Responsive, Accessible, Search-friendly: How We Built a Better Festival Site

Wes Reimer

Note: the site discussed here changes a few times a year, so it may not reflect the images in this article.

Sometimes an organization needs help to finish or turn a project around quickly. They may have most of the pieces in place, but just need some extra expertise to take things to the next level.

That’s what happened with the Fest2Fall Music Festival – an annual event in Cambridge, Ontario. They had a simple, one-page Wix website, but there were several issues:

  • To help the site perform well in search engines and drive ticket sales, it needed more content and more pages. Large chunks of text were in images and thus difficult or impossible for search engines to index.

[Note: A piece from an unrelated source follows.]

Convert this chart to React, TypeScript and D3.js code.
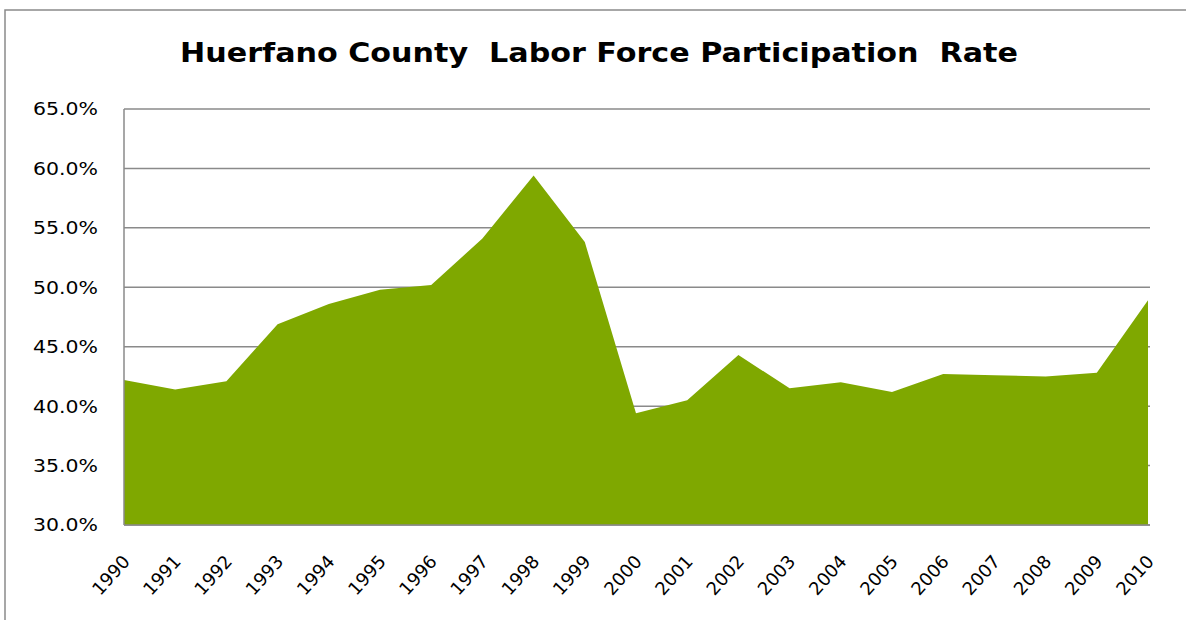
import React, { useEffect, useRef } from 'react';
import * as d3 from 'd3';

const years = [1990, 1991, 1992, 1993, 1994, 1995, 1996, 1997, 1998, 1999, 2000,
    2001, 2002, 2003, 2004, 2005, 2006, 2007, 2008, 2009, 2010];
const participationRate = [42.2, 41.4, 42.1, 46.9, 48.6, 49.8, 50.2, 54.1, 59.4, 53.8, 39.4,
    40.5, 44.3, 41.5, 42.0, 41.2, 42.7, 42.6, 42.5, 42.8, 48.9];
const yTicks = [30, 35, 40, 45, 50, 55, 60, 65];
const title = 'Huerfano County  Labor Force Participation  Rate';

const App = () => {
    const chartRef = useRef<SVGSVGElement>(null);

    useEffect(() => {
        const svg = d3.select(chartRef.current);
        svg.selectAll('*').remove();

        const data = years.map((y, i) => ({ year: y, value: participationRate[i] }));

        const xScale = d3.scaleLinear()
            .domain([years[0], years[years.length - 1]])
            .range([124, 1148]);

        const yScale = d3.scaleLinear()
            .domain([30, 65])
            .range([525, 109]);

        // outer chart frame (cut off at right/bottom)
        svg.append('rect')
            .attr('x', 5)
            .attr('y', 10)
            .attr('width', 1300)
            .attr('height', 800)
            .attr('fill', 'white')
            .attr('stroke', '#8a8a8a')
            .attr('stroke-width', 1.5);

        svg.append('text')
            .attr('x', 180)
            .attr('y', 62)
            .attr('textLength', 838)
            .attr('lengthAdjust', 'spacingAndGlyphs')
            .style('white-space', 'pre')
            .style('font-family', 'DejaVu Sans')
            .style('font-weight', 'bold')
            .style('font-size', '26px')
            .attr('fill', '#000')
            .text(title);

        // gridlines
        svg.selectAll('.grid')
            .data(yTicks)
            .enter()
            .append('line')
            .attr('x1', 124)
            .attr('x2', 1150)
            .attr('y1', d => yScale(d))
            .attr('y2', d => yScale(d))
            .attr('stroke', '#8a8a8a')
            .attr('stroke-width', 1.5);

        const area = d3.area<{ year: number; value: number }>()
            .x(d => xScale(d.year))
            .y0(yScale(30))
            .y1(d => yScale(d.value));

        svg.append('path')
            .datum(data)
            .attr('fill', '#7fa800')
            .attr('d', area);

        // axis lines on top of area
        svg.append('line')
            .attr('x1', 124).attr('x2', 124)
            .attr('y1', yScale(65)).attr('y2', yScale(30))
            .attr('stroke', '#8a8a8a')
            .attr('stroke-width', 1.5);
        svg.append('line')
            .attr('x1', 124).attr('x2', 1150)
            .attr('y1', yScale(30)).attr('y2', yScale(30))
            .attr('stroke', '#8a8a8a')
            .attr('stroke-width', 1.5);

        // y labels: start at x=33, stretched to the reference width
        svg.selectAll('.ylab')
            .data(yTicks)
            .enter()
            .append('text')
            .attr('x', 33)
            .attr('y', d => yScale(d))
            .attr('dy', '0.36em')
            .attr('textLength', 65)
            .attr('lengthAdjust', 'spacingAndGlyphs')
            .style('font-family', 'DejaVu Sans')
            .style('font-size', '18px')
            .attr('fill', '#000')
            .text(d => d3.format('.1f')(d) + '%');

        svg.selectAll('.xlab')
            .data(years)
            .enter()
            .append('text')
            .attr('transform', d => `translate(${xScale(d) + 2},558) rotate(-48)`)
            .attr('dy', '0.36em')
            .attr('text-anchor', 'end')
            .style('font-family', 'DejaVu Sans')
            .style('font-size', '18px')
            .attr('fill', '#000')
            .text(d => d);
    }, []);

    return (
        <svg ref={chartRef} width={1186} height={620}
            style={{ position: 'absolute', left: 0, top: 0, background: 'white' }} />
    );
};

export default App;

Fest2Fall original home page

  • Decorative elements on the sides blocked the main content area at smaller window sizes. The page was optimized for phones (in portrait mode) and for wide screens – but not anything in between.

  • More pages were needed for artist bios and the festival schedule. Separate pages would also improve search rankings for specific topics.

Fest2Fall’s graphic designer, Brandon, had created a fantastic look for the site, the poster, and all the social media requirements. But he needed some outside expertise to turn this concept into a fully responsive and effective website – to sell as many tickets as possible!

With all the assets loaded into Figma, it was easy to start brainstorming ideas for how to flesh out the design and split the content into separate pages. The websites of other music festivals provided further inspiration.

Motifs from the existing design were employed throughout the site – specifically the wavy line and coloured circles. The wavy line was used as a border or separator wherever one was needed – the header, footer and between sections of content.

The circles were used as additional navigation or call-to-action buttons – with the appearance of fun bubbles in the middle of the home page.

To address text in images, web versions of the two main display fonts were used wherever feasible. To save time, some of the text was kept as images – text that had a more challenging layout – but was split up into smaller SVG’s with the appropriate <title> (alt) text added to each one for SEO and accessibility. This also allowed discrete links to be added – to the sponsors from the text chunks, and to the Artists page from the separate images.

How the original, single image was broken up into separate text and images.

How the original, single image was broken up into separate text and images.

To further improve accessibility, heading tags were used where appropriate. Take a look at the page’s accessibility “tree” in Firefox’s dev tools – this is how the page “appears” to screen readers for people who are visually impaired (always best to test with actual screen readers, like Apple's VoiceOver, in various browsers):

Finally, to add some movement and professionalism, a short, looping video was embedded into the “hero” section at the top of the home page. The bubbles and cartoon beer can were also animated.

We ended up creating six separate pages to flesh out the content that was originally on one page. Comparing the two websites, they look and feel the same. Brandon’s design set the tone, but we made space for more details by splitting up the content, and applied best practices for performance, accessibility and SEO. We made Brandon look like a rock star, because he was: we couldn't have built this beautiful site without him, but he couldn't get it this far without us.

The original single-page site on the left, and separated six pages on the right.